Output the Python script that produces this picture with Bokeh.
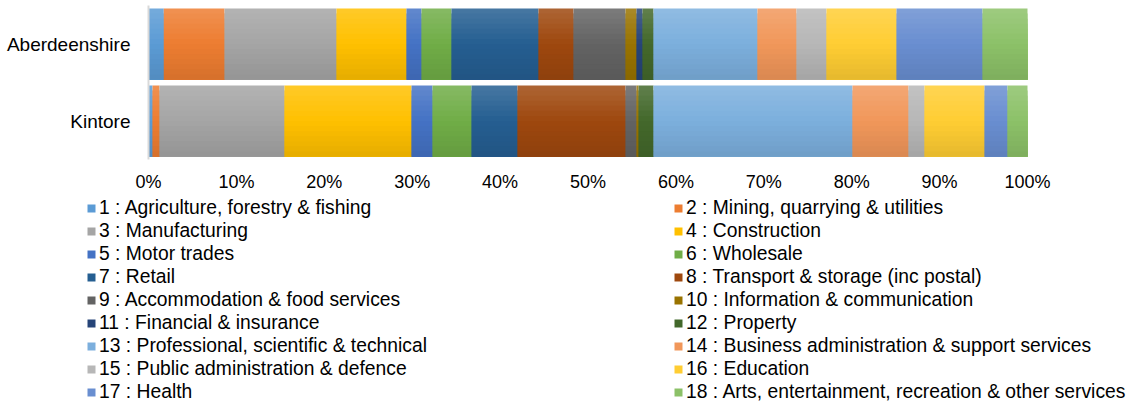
from bokeh.plotting import figure
from bokeh.models import (Range1d, FixedTicker, PrintfTickFormatter, ColumnDataSource,
                          Legend, LegendItem)
from bokeh.embed import file_html
from bokeh.resources import INLINE
import numpy as np

# ---------------- data ----------------
categories = ["Aberdeenshire", "Kintore"]
sectors = [
    "1 : Agriculture, forestry & fishing",
    "2 : Mining, quarrying & utilities",
    "3 : Manufacturing",
    "4 : Construction",
    "5 : Motor trades",
    "6 : Wholesale",
    "7 : Retail",
    "8 : Transport & storage (inc postal)",
    "9 : Accommodation & food services",
    "10 : Information & communication",
    "11 : Financial & insurance",
    "12 : Property",
    "13 : Professional, scientific & technical",
    "14 : Business administration & support services",
    "15 : Public administration & defence",
    "16 : Education",
    "17 : Health",
    "18 : Arts, entertainment, recreation & other services",
]
aberdeenshire = [1.74, 6.91, 12.74, 7.96, 1.71, 3.41, 9.90, 3.98, 5.92, 1.25,
                 0.68, 1.25, 11.83, 4.44, 3.41, 7.97, 9.78, 5.12]
kintore = [0.46, 0.79, 14.22, 14.45, 2.39, 4.44, 5.23, 12.29, 1.25, 0.23,
           0.0, 1.70, 22.64, 6.37, 1.82, 6.83, 2.61, 2.28]
x_ticks = [0, 10, 20, 30, 40, 50, 60, 70, 80, 90, 100]

# ---------------- style / layout ----------------
colors = ["#5B9BD5", "#ED7D31", "#A5A5A5", "#FFC000", "#4472C4", "#70AD47",
          "#255E91", "#9E480E", "#636363", "#997300", "#264478", "#43682B",
          "#7CAFDD", "#F1975A", "#B7B7B7", "#FFCD33", "#698ED0", "#8CC168"]
FONT = "Liberation Sans"
TEXT = "#000000"
BAR_H = 0.922
N_BANDS = 14
W, H = 1131, 405
PLOT_L, PLOT_R = 148, 1027      # pixel extent of the 0..100% axis
PLOT_T, PLOT_B = 5, 159         # pixel extent of the category axis
px_x = (PLOT_R - PLOT_L) / 100.0
px_y = (PLOT_B - PLOT_T) / 2.0


def hex2rgb(h):
    h = h.lstrip("#")
    return [int(h[i:i + 2], 16) for i in (0, 2, 4)]


def shade(h, t):
    # t: 0 top .. 1 bottom ; lighter at top, base in middle, darker at bottom
    r, g, b = hex2rgb(h)
    if t < 0.5:
        k = (0.5 - t) / 0.5 * 0.16
        r, g, b = [c + (255 - c) * k for c in (r, g, b)]
    else:
        k = (t - 0.5) / 0.5 * 0.10
        r, g, b = [c * (1 - k) for c in (r, g, b)]
    return "#%02x%02x%02x" % tuple(int(round(max(0, min(255, c)))) for c in (r, g, b))


x_range = Range1d(-PLOT_L / px_x, 100 + (W - PLOT_R) / px_x)
y_range = Range1d(1.5 - (H - PLOT_T) / px_y, 1.5 + PLOT_T / px_y)

p = figure(width=W, height=H, output_backend="svg", toolbar_location=None,
           x_range=x_range, y_range=y_range,
           min_border_left=0, min_border_right=0, min_border_top=0,
           min_border_bottom=0)
p.outline_line_color = None
p.xgrid.visible = False
p.ygrid.visible = False
p.background_fill_color = "white"
p.border_fill_color = "white"

ypos = {"Aberdeenshire": 1, "Kintore": 0}
values = {"Aberdeenshire": aberdeenshire, "Kintore": kintore}

for k in range(N_BANDS):
    t = (k + 0.5) / N_BANDS
    data = dict(left=[], right=[], top=[], bottom=[], color=[])
    for cat in categories:
        vals = np.array(values[cat])
        cum = np.concatenate([[0], np.cumsum(vals)])
        yc = ypos[cat]
        for i in range(len(sectors)):
            data["left"].append(cum[i])
            data["right"].append(cum[i + 1])
            data["top"].append(yc + BAR_H / 2 - k * BAR_H / N_BANDS)
            data["bottom"].append(yc - BAR_H / 2)
            data["color"].append(shade(colors[i], t))
    p.quad(left="left", right="right", top="top", bottom="bottom",
           fill_color="color", line_color=None, source=ColumnDataSource(data))

# legend swatches (base colours)
leg_src = ColumnDataSource(dict(left=[0] * 18, right=[0] * 18, top=[0] * 18,
                                bottom=[0] * 18, color=colors))
leg_r = p.quad(left="left", right="right", top="top", bottom="bottom",
               fill_color="color", line_color=None, source=leg_src)

for start, vx in ((0, 86), (1, 673)):
    items = [LegendItem(label=sectors[i], renderers=[leg_r], index=i)
             for i in range(start, 18, 2)]
    lg = Legend(items=items, location=(vx, 2), orientation="vertical")
    lg.background_fill_alpha = 0
    lg.border_line_color = None
    lg.padding = 0
    lg.margin = 0
    lg.glyph_width = 10
    lg.glyph_height = 10
    lg.label_standoff = 3
    lg.label_height = 22
    lg.spacing = 1
    lg.label_text_font = FONT
    lg.label_text_font_size = "19.3px"
    lg.label_text_color = TEXT
    p.add_layout(lg, "center")

# x axis
xa = p.xaxis[0]
xa.fixed_location = -0.5
xa.ticker = FixedTicker(ticks=x_ticks)
xa.formatter = PrintfTickFormatter(format="%d%%")
xa.axis_line_color = None
xa.major_tick_line_color = None
xa.minor_tick_line_color = None
xa.major_tick_out = 0
xa.major_label_standoff = 12
xa.major_label_text_font = FONT
xa.major_label_text_font_size = "18px"
xa.major_label_text_color = TEXT

# y axis
ya = p.yaxis[0]
ya.fixed_location = 0
ya.bounds = (-0.5, 1.5)
ya.ticker = FixedTicker(ticks=[ypos[c] for c in categories])
ya.major_label_overrides = {ypos[c]: c for c in categories}
ya.axis_line_color = "#D9D9D9"
ya.axis_line_width = 2
ya.major_tick_line_color = None
ya.minor_tick_line_color = None
ya.major_tick_out = 0
ya.major_label_standoff = 18
ya.major_label_text_font = FONT
ya.major_label_text_font_size = "19px"
ya.major_label_text_color = TEXT

open("out.html", "w").write(file_html(p, INLINE))
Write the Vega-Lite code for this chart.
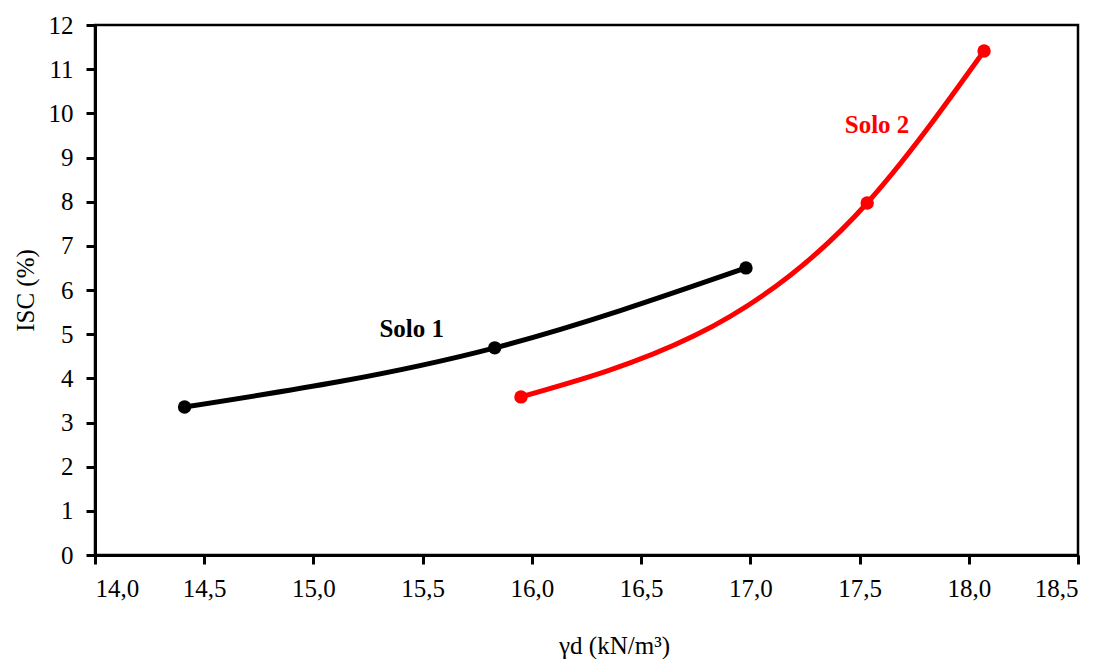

▬▬▬▬▬▬▬▬▬▬

■ Instructions for the task ■
Return only the lines running from the top of the data to the line that holds "80, 90, 100]". Include both of those lines, but skip the pictures.

■ Task answer ■
Output the Python script that produces this picture with Bokeh.
from bokeh.plotting import figure
from bokeh.models import (Range1d, FixedTicker, PrintfTickFormatter, ColumnDataSource,
                          Legend, LegendItem)
from bokeh.embed import file_html
from bokeh.resources import INLINE
import numpy as np

# ---------------- data ----------------
categories = ["Aberdeenshire", "Kintore"]
sectors = [
    "1 : Agriculture, forestry & fishing",
    "2 : Mining, quarrying & utilities",
    "3 : Manufacturing",
    "4 : Construction",
    "5 : Motor trades",
    "6 : Wholesale",
    "7 : Retail",
    "8 : Transport & storage (inc postal)",
    "9 : Accommodation & food services",
    "10 : Information & communication",
    "11 : Financial & insurance",
    "12 : Property",
    "13 : Professional, scientific & technical",
    "14 : Business administration & support services",
    "15 : Public administration & defence",
    "16 : Education",
    "17 : Health",
    "18 : Arts, entertainment, recreation & other services",
]
aberdeenshire = [1.74, 6.91, 12.74, 7.96, 1.71, 3.41, 9.90, 3.98, 5.92, 1.25,
                 0.68, 1.25, 11.83, 4.44, 3.41, 7.97, 9.78, 5.12]
kintore = [0.46, 0.79, 14.22, 14.45, 2.39, 4.44, 5.23, 12.29, 1.25, 0.23,
           0.0, 1.70, 22.64, 6.37, 1.82, 6.83, 2.61, 2.28]
x_ticks = [0, 10, 20, 30, 40, 50, 60, 70, 80, 90, 100]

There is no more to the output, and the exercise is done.